When I joined St Johnstone’s team of matchday media volunteers as a budding student journalist in 2015, I didn’t know what to expect.
My first match, an agonising 2-1 win over Armenians Alashkert in the Europa League which saw Saints eliminated on away goals, didn’t paint a picture of what was to follow.
Previously an East Stand season ticket holder for over a decade, I answered a club call for volunteers hoping to get a couple of bylines in match programmes to embellish my CV.
Ultimately, the experience Ross Cunningham’s media team has been presented with in recent years has helped a band of young reporters sharpen skills we now use everyday and burgeon careers in journalism.
I thought the apex of my time with the club came when I was able to sit in on the manager’s pre-match conference at the Lithuanian national stadium. This season, I’ve been blessed with something more precious.
With live crowds forbidden for the foreseeable future, football clubs’ matchday coverage has been watched with a beadier eye than ever before. I’ve had the unparalleled privilege of being a part of that coverage and been granted access to McDiarmid Park on matchdays this season. It doesn’t feel like “volunteering” at all and sometimes I feel a bit sheepish being there.

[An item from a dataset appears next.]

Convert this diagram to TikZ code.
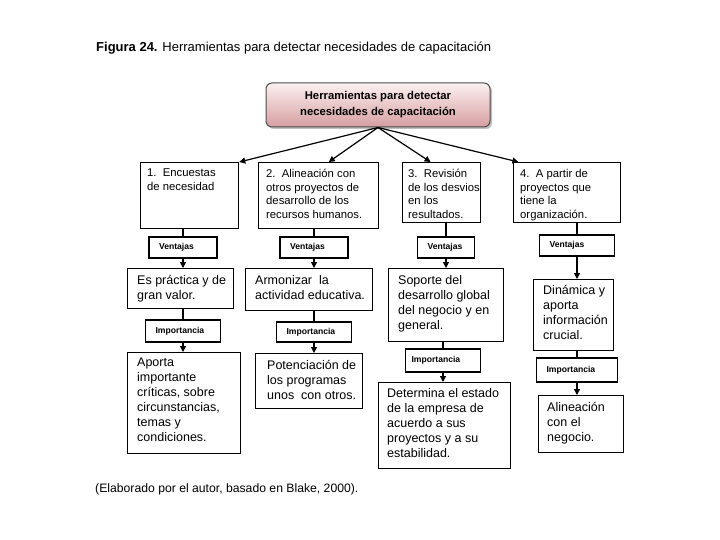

It certainly didn’t feel like volunteering when my experience peaked again in January when I had the opportunity to co-commentate on Saints TV at Hampden Park as the Perth men trampled Hibernian. Even if we had missed out on a place in Sunday’s box office showdown, that would have been an experience I’d treasure forever. Thankfully, it was a day for history-making.
It could have been easy to let cup fever wither and wilt. Coming together is part of what makes these days so special. That hasn’t happened.
Across Perthshire and beyond, thousands of fans are every bit as behind Callum Davidson’s side as they were when Tommy Wright led his Saints side out that fateful day in 2014, if not more.
That’s down to the sterling work done by the club and the wider community.
On Sunday, I walked back into Hampden tasked with tweeting a now-famed 90 minutes wishing it hadn’t been like this. St Johnstone fans deserved to see this generation of heroes perform on the big stage in the flesh and these storied Perth players deserve, at the very, very least, that roar as they emerge onto the pitch.
One certainty is that they will get a heroes welcome as soon as the turnstiles reopen in Perth.